Production process of ISA-PLAN®-Resistors
 

The production process of a resistor produced in the ISA-PLAN® technology begins with the bonding of the MANGANIN® or ZERANIN® film to a metal substrate made of copper or anodized aluminum. The high-temperature resistant bond is optimized with respect to the bond, isolation and above all low heat resistance between the resistor film and substrate. The resistor film and the substrate are vacuum-laminated at high pressure and high temperature after a pre-treatment. This guarantees a constant bonding without air inclusions.

After cleaning, marking and the fitting hole punching, the panels undergo a photolithography process where individual structures of the low-resistance resistors are already defined. The entire assembly in conjunction with the etching technology allows for the production of an ideal four-wire SMD resistor in the low-resistance range.
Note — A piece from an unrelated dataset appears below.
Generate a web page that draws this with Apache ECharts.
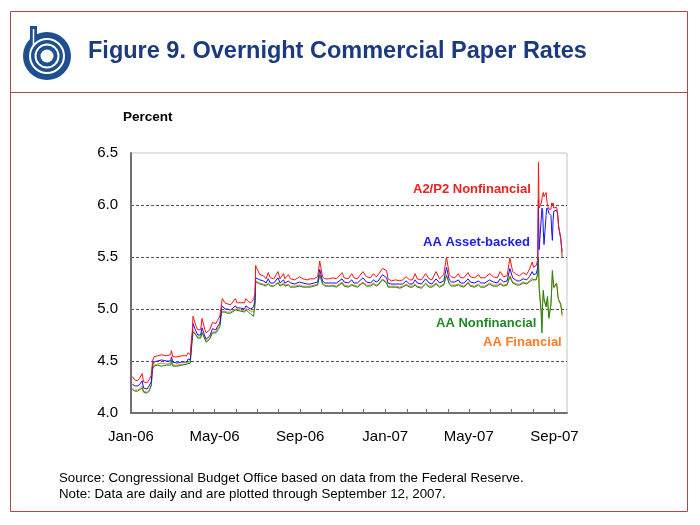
<!DOCTYPE html>
<html>
<head>
<meta charset="utf-8">
<script src="https://cdn.jsdelivr.net/npm/echarts@6/dist/echarts.min.js"></script>
<style>html,body{margin:0;padding:0;background:#fff}#c{width:700px;height:525px}</style>
</head>
<body>
<div id="c"></div>
<script>
// ---- data ----
const dates = [
'2006-01-03','2006-01-06','2006-01-10','2006-01-13','2006-01-17','2006-01-19','2006-01-24','2006-01-27','2006-01-30',
'2006-02-01','2006-02-03','2006-02-08','2006-02-14','2006-02-16','2006-02-21','2006-02-27','2006-02-28',
'2006-03-02','2006-03-08','2006-03-15','2006-03-22','2006-03-24','2006-03-27','2006-03-29','2006-03-30','2006-03-31',
'2006-04-04','2006-04-07','2006-04-11','2006-04-13','2006-04-17','2006-04-19','2006-04-24','2006-04-28',
'2006-05-03','2006-05-05','2006-05-08','2006-05-09','2006-05-11','2006-05-12','2006-05-16','2006-05-19','2006-05-24','2006-05-31',
'2006-06-02','2006-06-07','2006-06-13','2006-06-15','2006-06-19','2006-06-22','2006-06-26','2006-06-28','2006-06-29','2006-06-30',
'2006-07-05','2006-07-10','2006-07-14','2006-07-17','2006-07-20','2006-07-25','2006-07-31',
'2006-08-03','2006-08-08','2006-08-10','2006-08-15','2006-08-18','2006-08-24','2006-08-31',
'2006-09-05','2006-09-11','2006-09-15','2006-09-21','2006-09-26','2006-09-29',
'2006-10-03','2006-10-06','2006-10-12','2006-10-18','2006-10-23','2006-10-31',
'2006-11-03','2006-11-09','2006-11-14','2006-11-17','2006-11-22','2006-11-30',
'2006-12-05','2006-12-11','2006-12-15','2006-12-19','2006-12-22','2006-12-28',
'2007-01-03','2007-01-05','2007-01-10','2007-01-16','2007-01-22','2007-01-26','2007-01-31',
'2007-02-05','2007-02-09','2007-02-13','2007-02-16','2007-02-22','2007-02-28',
'2007-03-05','2007-03-09','2007-03-15','2007-03-20','2007-03-26','2007-03-30',
'2007-04-03','2007-04-06','2007-04-11','2007-04-16','2007-04-19','2007-04-24','2007-04-30',
'2007-05-03','2007-05-09','2007-05-15','2007-05-18','2007-05-24','2007-05-31',
'2007-06-05','2007-06-11','2007-06-15','2007-06-20','2007-06-25','2007-06-29',
'2007-07-03','2007-07-09','2007-07-13','2007-07-18','2007-07-23','2007-07-27','2007-07-31',
'2007-08-02','2007-08-06','2007-08-08','2007-08-09','2007-08-10','2007-08-13','2007-08-14','2007-08-15','2007-08-16','2007-08-17',
'2007-08-20','2007-08-21','2007-08-22','2007-08-23','2007-08-24','2007-08-27','2007-08-28','2007-08-29','2007-08-30','2007-08-31',
'2007-09-04','2007-09-05','2007-09-06','2007-09-07','2007-09-10','2007-09-11','2007-09-12'
];
const a2p2Nonfinancial = [
4.35,4.32,4.31,4.33,4.38,4.30,4.29,4.32,4.36,
4.50,4.54,4.55,4.56,4.55,4.55,4.56,4.60,
4.54,4.54,4.55,4.55,4.58,4.56,4.72,4.78,4.93,
4.84,4.80,4.80,4.91,4.80,4.77,4.80,4.87,
4.86,4.89,4.92,4.95,5.05,5.10,5.06,5.05,5.04,5.10,
5.06,5.06,5.06,5.10,5.07,5.06,5.09,5.15,5.42,5.40,
5.33,5.32,5.29,5.35,5.30,5.29,5.36,
5.29,5.34,5.29,5.33,5.29,5.28,5.31,
5.29,5.28,5.29,5.29,5.31,5.46,
5.31,5.29,5.29,5.30,5.29,5.35,
5.30,5.29,5.34,5.30,5.29,5.36,
5.31,5.30,5.34,5.31,5.33,5.39,
5.37,5.29,5.27,5.28,5.27,5.28,5.31,
5.28,5.28,5.34,5.29,5.28,5.34,
5.29,5.28,5.36,5.29,5.33,5.50,
5.33,5.31,5.30,5.34,5.30,5.30,5.35,
5.31,5.30,5.33,5.30,5.30,5.34,
5.31,5.30,5.36,5.31,5.32,5.49,
5.36,5.33,5.32,5.35,5.33,5.38,5.45,
5.40,5.42,5.48,6.41,5.97,6.02,6.06,6.10,6.12,6.08,
6.12,6.05,6.00,5.98,5.96,5.96,6.02,6.00,6.02,5.97,
5.98,5.95,5.88,5.79,5.68,5.62,5.50
];
const aaAssetBacked = [
4.28,4.26,4.26,4.27,4.31,4.24,4.23,4.26,4.30,
4.46,4.49,4.50,4.51,4.50,4.50,4.50,4.54,
4.49,4.48,4.49,4.49,4.52,4.51,4.68,4.74,4.86,
4.79,4.75,4.75,4.82,4.74,4.71,4.74,4.81,
4.80,4.83,4.86,4.88,5.01,5.03,5.00,5.00,4.99,5.03,
5.01,5.01,5.00,5.03,5.01,5.00,5.02,5.08,5.30,5.30,
5.28,5.27,5.25,5.29,5.25,5.25,5.30,
5.25,5.28,5.25,5.27,5.25,5.24,5.26,
5.25,5.24,5.24,5.25,5.26,5.38,
5.27,5.25,5.25,5.25,5.25,5.29,
5.26,5.25,5.28,5.25,5.25,5.30,
5.26,5.25,5.28,5.26,5.27,5.33,
5.30,5.25,5.24,5.24,5.24,5.24,5.27,
5.24,5.24,5.28,5.25,5.24,5.29,
5.25,5.24,5.29,5.25,5.27,5.40,
5.28,5.26,5.26,5.28,5.25,5.25,5.29,
5.26,5.25,5.27,5.25,5.25,5.28,
5.26,5.25,5.29,5.26,5.27,5.39,
5.30,5.27,5.27,5.29,5.28,5.31,5.36,
5.33,5.34,5.40,6.05,5.57,5.86,5.97,5.95,5.75,5.62,
5.90,5.97,5.97,5.95,5.92,5.90,5.75,5.66,5.85,5.94,
5.95,5.93,5.88,5.79,5.68,5.60,5.55
];
const aaNonfinancial = [
4.23,4.21,4.21,4.22,4.24,4.20,4.19,4.21,4.26,
4.42,4.45,4.46,4.45,4.44,4.46,4.46,4.50,
4.45,4.45,4.46,4.47,4.48,4.48,4.63,4.70,4.78,
4.75,4.72,4.72,4.77,4.71,4.68,4.71,4.77,
4.77,4.79,4.82,4.84,4.97,4.98,4.97,4.96,4.96,4.99,
4.98,4.98,4.97,4.99,4.97,4.95,4.93,5.04,5.26,5.27,
5.24,5.23,5.22,5.24,5.22,5.22,5.25,
5.22,5.24,5.22,5.23,5.21,5.21,5.22,
5.21,5.21,5.21,5.22,5.23,5.33,
5.24,5.22,5.22,5.22,5.21,5.25,
5.22,5.21,5.23,5.22,5.21,5.25,
5.22,5.22,5.24,5.22,5.23,5.28,
5.25,5.21,5.21,5.21,5.20,5.21,5.23,
5.21,5.21,5.23,5.21,5.20,5.24,
5.21,5.21,5.24,5.21,5.23,5.32,
5.24,5.22,5.22,5.23,5.22,5.21,5.25,
5.22,5.21,5.23,5.21,5.21,5.24,
5.22,5.22,5.24,5.22,5.23,5.31,
5.25,5.23,5.23,5.25,5.24,5.26,5.28,
5.27,5.28,5.34,5.49,5.20,4.95,4.77,5.05,5.18,5.10,
5.02,5.08,5.12,5.00,4.91,5.05,5.20,5.37,5.28,5.21,
5.25,5.20,5.12,5.09,5.05,5.00,4.95
];
const aaFinancial = [
4.24,4.22,4.22,4.23,4.26,4.21,4.20,4.22,4.27,
4.43,4.46,4.47,4.48,4.47,4.47,4.48,4.51,
4.46,4.46,4.47,4.47,4.49,4.49,4.65,4.71,4.80,
4.76,4.73,4.73,4.78,4.72,4.69,4.72,4.78,
4.78,4.81,4.84,4.85,4.98,4.99,4.98,4.97,4.97,5.00,
4.99,4.99,4.98,5.00,4.99,4.98,4.97,5.05,5.27,5.27,
5.25,5.24,5.23,5.25,5.23,5.22,5.26,
5.23,5.25,5.23,5.24,5.22,5.22,5.23,
5.22,5.22,5.22,5.23,5.24,5.33,
5.25,5.23,5.22,5.23,5.22,5.26,
5.23,5.22,5.24,5.23,5.22,5.26,
5.23,5.23,5.25,5.23,5.24,5.29,
5.26,5.22,5.22,5.22,5.21,5.22,5.24,
5.22,5.22,5.24,5.22,5.21,5.25,
5.22,5.22,5.25,5.22,5.24,5.33,
5.25,5.23,5.23,5.24,5.23,5.22,5.26,
5.23,5.22,5.24,5.22,5.22,5.25,
5.23,5.23,5.25,5.23,5.24,5.32,
5.26,5.24,5.24,5.26,5.25,5.27,5.30,
5.28,5.29,5.35,5.47,5.22,4.98,4.84,5.05,5.16,5.08,
5.03,5.07,5.10,5.01,4.93,5.04,5.18,5.35,5.27,5.20,
5.24,5.19,5.12,5.08,5.04,4.99,4.93
];
const tickMonths = ['2006-01-01','2006-02-01','2006-03-01','2006-04-01','2006-05-01','2006-06-01','2006-07-01','2006-08-01','2006-09-01','2006-10-01','2006-11-01','2006-12-01',
'2007-01-01','2007-02-01','2007-03-01','2007-04-01','2007-05-01','2007-06-01','2007-07-01','2007-08-01','2007-09-01'];
const labelDates = ['2006-01-01','2006-05-01','2006-09-01','2007-01-01','2007-05-01','2007-09-01'];
const labelTexts = ['Jan-06','May-06','Sep-06','Jan-07','May-07','Sep-07'];
const yTicks = [4.0, 4.5, 5.0, 5.5, 6.0, 6.5];
const axisStart = '2006-01-01', axisEnd = '2007-09-19';

// ---- build ----
function ts(s){ const p = s.split('-').map(Number); return Date.UTC(p[0], p[1]-1, p[2]); }
const labelTs = labelDates.map(ts);
function mk(arr){ return dates.map((d,i)=>[ts(d), arr[i]]); }
const FONT = 'Arial, "Liberation Sans", sans-serif';
const chart = echarts.init(document.getElementById('c'), null, {renderer:'canvas'});
const navy = '#1f4f8f';
chart.setOption({
  backgroundColor:'#ffffff',
  animation:false,
  grid:{left:131, right:133, top:153, bottom:112, show:true, borderColor:'#c4c4c4', borderWidth:1, backgroundColor:'transparent'},
  xAxis:{
    type:'value', min:ts(axisStart), max:ts(axisEnd),
    axisLine:{show:true, lineStyle:{color:'#707070', width:2}},
    axisTick:{show:true, inside:true, length:4, customValues:tickMonths.map(ts), lineStyle:{color:'#707070', width:1}},
    axisLabel:{customValues:labelTs, margin:16, fontSize:15, color:'#000', fontFamily:FONT, showMinLabel:true, showMaxLabel:true,
      formatter:function(v){ const i = labelTs.indexOf(v); return i>=0 ? labelTexts[i] : ''; }},
    splitLine:{show:false}
  },
  yAxis:{
    type:'value', min:yTicks[0], max:yTicks[yTicks.length-1], interval:0.5,
    axisLine:{show:true, lineStyle:{color:'#707070', width:2}},
    axisTick:{show:false},
    axisLabel:{margin:13, fontSize:15, color:'#000', fontFamily:FONT, formatter:v=>v.toFixed(1)},
    splitLine:{show:true, showMinLine:false, showMaxLine:false, lineStyle:{color:'#555', width:1, type:[3,2]}}
  },
  series:[
    {name:'AA Financial', type:'line', showSymbol:false, data:mk(aaFinancial), lineStyle:{width:1, color:'#ff7f2a'}, itemStyle:{color:'#ff7f2a'}},
    {name:'AA Nonfinancial', type:'line', showSymbol:false, data:mk(aaNonfinancial), lineStyle:{width:1, color:'#138a13'}, itemStyle:{color:'#138a13'}},
    {name:'AA Asset-backed', type:'line', showSymbol:false, data:mk(aaAssetBacked), lineStyle:{width:1, color:'#1010ff'}, itemStyle:{color:'#1010ff'}},
    {name:'A2/P2 Nonfinancial', type:'line', showSymbol:false, data:mk(a2p2Nonfinancial), lineStyle:{width:1, color:'#ff1010'}, itemStyle:{color:'#ff1010'}}
  ],
  graphic:[
    {type:'rect', shape:{x:10.5, y:11.5, width:677, height:500}, style:{fill:'none', stroke:'#a8494c', lineWidth:1}, silent:true},
    {type:'line', shape:{x1:10.5, y1:92.5, x2:687.5, y2:92.5}, style:{stroke:'#a8494c', lineWidth:1}, silent:true},
    // logo
    {type:'circle', shape:{cx:47, cy:56, r:24}, style:{fill:navy}},
    {type:'rect', shape:{x:30, y:26, width:7, height:22}, style:{fill:navy}},
    {type:'circle', shape:{cx:47, cy:56, r:17}, style:{fill:'none', stroke:'#fff', lineWidth:2}},
    {type:'circle', shape:{cx:47, cy:56, r:11.5}, style:{fill:'none', stroke:'#fff', lineWidth:2}},
    {type:'circle', shape:{cx:47, cy:56, r:6.5}, style:{fill:'#fff'}},
    {type:'line', shape:{x1:33.5, y1:29, x2:33.5, y2:46}, style:{stroke:'#fff', lineWidth:1.5}},
    {type:'text', left:88, top:40, style:{text:'Figure 9. Overnight Commercial Paper Rates', font:'bold 23.5px '+FONT, fill:'#1b3a80'}},
    {type:'text', left:123, top:110, style:{text:'Percent', font:'bold 13.5px '+FONT, fill:'#000'}},
    {type:'text', left:413, top:183, style:{text:'A2/P2 Nonfinancial', font:'bold 13px '+FONT, fill:'#ee2020'}},
    {type:'text', left:423, top:236, style:{text:'AA Asset-backed', font:'bold 13px '+FONT, fill:'#2020e0'}},
    {type:'text', left:436, top:317, style:{text:'AA Nonfinancial', font:'bold 13px '+FONT, fill:'#208a20'}},
    {type:'text', left:483, top:336, style:{text:'AA Financial', font:'bold 13px '+FONT, fill:'#ff7a26'}},
    {type:'text', left:59, top:472, style:{text:'Source: Congressional Budget Office based on data from the Federal Reserve.', font:'13.3px '+FONT, fill:'#000'}},
    {type:'text', left:59, top:488, style:{text:'Note: Data are daily and are plotted through September 12, 2007.', font:'13.3px '+FONT, fill:'#000'}}
  ]
});
</script>
</body>
</html>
The influence of the copper-connection resistor on the resistance value and the temperature coefficient of the components is eliminated with a four-wire resistor, thus guaranteeing the highest level of reproducibility. Influences of the solder point quality on the resistance value are thus excluded. With a two-wire resistor, a virtual four-wire connection can be realized together with the layout of the printed circuit board. This connection is very similar to the ideal four-wire resistor.

After the etching process, additional chemical treatments follow as well as largely automated processes, such as laser processing and adjustment. Power and precision resistors are tested under electric pulse load with a subsequent evaluation of the IR image in order to detect weak points in the etching structure. The low-resistance SMD resistors are separated from the substrate (panel) through lasering, punching or sawing.

The final process steps are fully automated, such as cleaning, resistance measurement, labeling and packaging.  Every precision and power resistor is packaged in the webbing for the automatic SMD assembly. The finished inductors are welded into film to maintain the solderability and are back-gassed with nitrogen. Each inductor is marked with a bar code in order to allow the traceability of all product and production-related data. If desired, additional labeling is of course possible with a customer-specific part number.